The Court found, in the circumstances of this case, that the principal was able to enforce the agreement and so the LCIA arbitration initiated by the principal was validly commenced. The judgment offers important guidance on when a person who is not a signatory to a contract can enforce its terms, including the arbitration clause.
We discussed the background to this case in more detail in our previous post here. Briefly, Ms Danilina and Mr Deripaska were signatories to a shareholders agreement ("SHA") relating to the ownership of shares in a Russian textile company. Mr Chernukhin was not a signatory to the agreement, nor was he named in the SHA. However, he argued that Ms Danilina entered into the agreement on his behalf and Mr Deripaska knew this. Mr Chernukhin was thus, he claimed, a party to the SHA as a disclosed principal, with Ms Danilina as his agent.
A dispute arose under the SHA and Mr Chernukhin commenced an LCIA arbitration. The tribunal issued an award, finding that Mr Chernukhin was a party to the SHA and that the tribunal had jurisdiction over the claim. Ms Danilina and Mr Deripaska challenged the award under s67 of the Arbitration Act 1996 ("the Act"), arguing that the tribunal had no jurisdiction over the claims by Mr Chernukhin as he was not a party to the SHA. Mr Deripaska also challenged the award under s68 of the Act on the basis that there was a serious irregularity affecting the award.
Commercial Court decision
The Commercial Court dismissed the claims of Ms Danilina and Mr Deripaska, finding that Ms Danilina had, in fact, entered into the SHA as an agent for Mr Chernukhin and that there was nothing in the SHA that prevented Mr Chernukhin from enforcing its terms. The Commercial Court judgment addressed other issues, including whether the tribunal had the power to order a buy-out of shares pursuant to Cypriot company law, but this and other issues were not the subject of the appeal.
Court of Appeal decision
The permission to appeal was granted on a limited basis and the Commercial Court's finding of fact that Mr Chernukhin was a party to the SHA by virtue of the principal-agent relationship could not be challenged. The appeal instead focussed on whether "the terms and surrounding circumstances of the contract, either expressly or by necessary implication, excluded Mr Chernukhin from exercising contractual rights (including the right to arbitrate)".
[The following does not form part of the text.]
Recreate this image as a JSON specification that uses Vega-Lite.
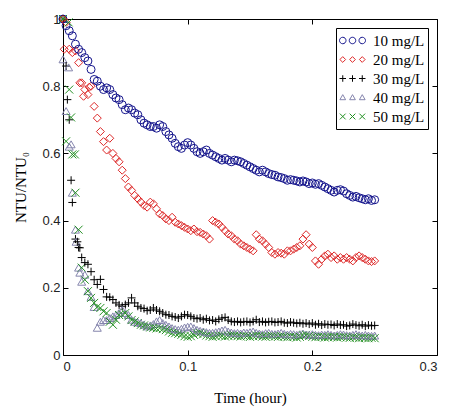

The Court of Appeal judgment noted that English law makes a "beneficial assumption" in commercial cases that an undisclosed principal is generally entitled to enforce the contract in their own name. It was stated that the same approach should apply where the person is a disclosed principal. The relevant question was whether there were "clear and unambiguous words or indications of an intent to exclude the known and identified principal". There was a "heavy burden of persuasion" on the party who argues that an identified principal should be excluded from a contract.
Having regard to the contract in question and the surrounding circumstances, it was then considered (i) why Mr Chernukhin was not named as a party to the SHA and (ii) whether, in light of this circumstance, the SHA was to be construed as excluding him from the contract. It was likely that all parties knew that Mr Chernukhin was a party to the SHA, even though he was not named in the SHA, which was mainly related to his position in a Russian financial institution. There was nothing in the wording of the SHA that demonstrated a clear intention to prevent Mr Chernukhin from exercising rights under the SHA.
This case is a relatively rare instance of a s67 application reaching the Court of Appeal. The failure of the challenge in Filatona is a further example of the English courts' reluctance to overturn arbitral awards and the courts' non-interventionist approach.